Nearly as often have I heard English speakers, upon learning a secondary language, extol the virtues of their newly adopted tongue, remarking upon its mellifluence, logic, expressiveness, civility. So much better than that dreadful, confused, broken hodgepodge-mishmash of a language, English — often the silent implication.

And thus I’ve come to believe I may perhaps be in a minority. I’ve been a coward, I know. Please forgive me that it’s taken this long to confess. I’m not afraid now to say:

I’m in love with you, English language.

I love you in all your imperfections, in all your foibles and your aberrations.

You’re a language with a chequered past and some might try to shame you for that, but I love you with all your quirky spellings and their intriguing, splintered histories.

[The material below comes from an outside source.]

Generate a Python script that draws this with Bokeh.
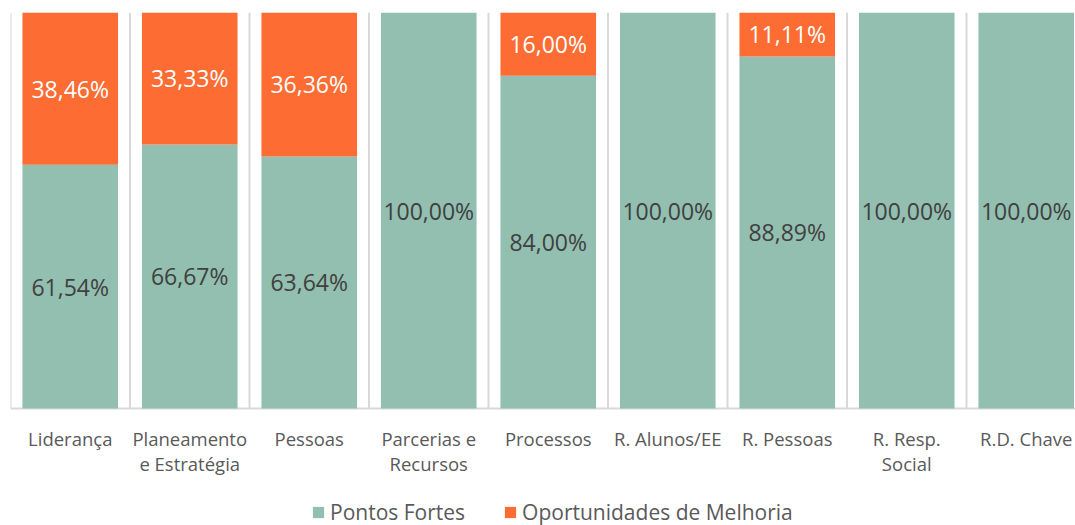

I hate to come off like a size queen, but I am impressed that your vocabulary is the largest in the world by far. And it doesn’t hurt that you’re so flexible.

I adore your adaptability, and I’m inspired by the way you embrace change and evolve. I’m charmed by your pickpocketed gems from other languages. It’s a habit that you just can’t break, and I think it’s kind of sexy.

I’m smitten by the depth of your ambiguities and nuances. I’m even fond of your dumb puns. I swoon at your streetwise slang. I’m obsessed with your auto-antonyms, onomatopeias, portmanteaus, malapropisms. You give me a thousand and one ways to express a single thought.

You may be out of fashion, English, but I don’t care. There’s no other language like you, and I love you.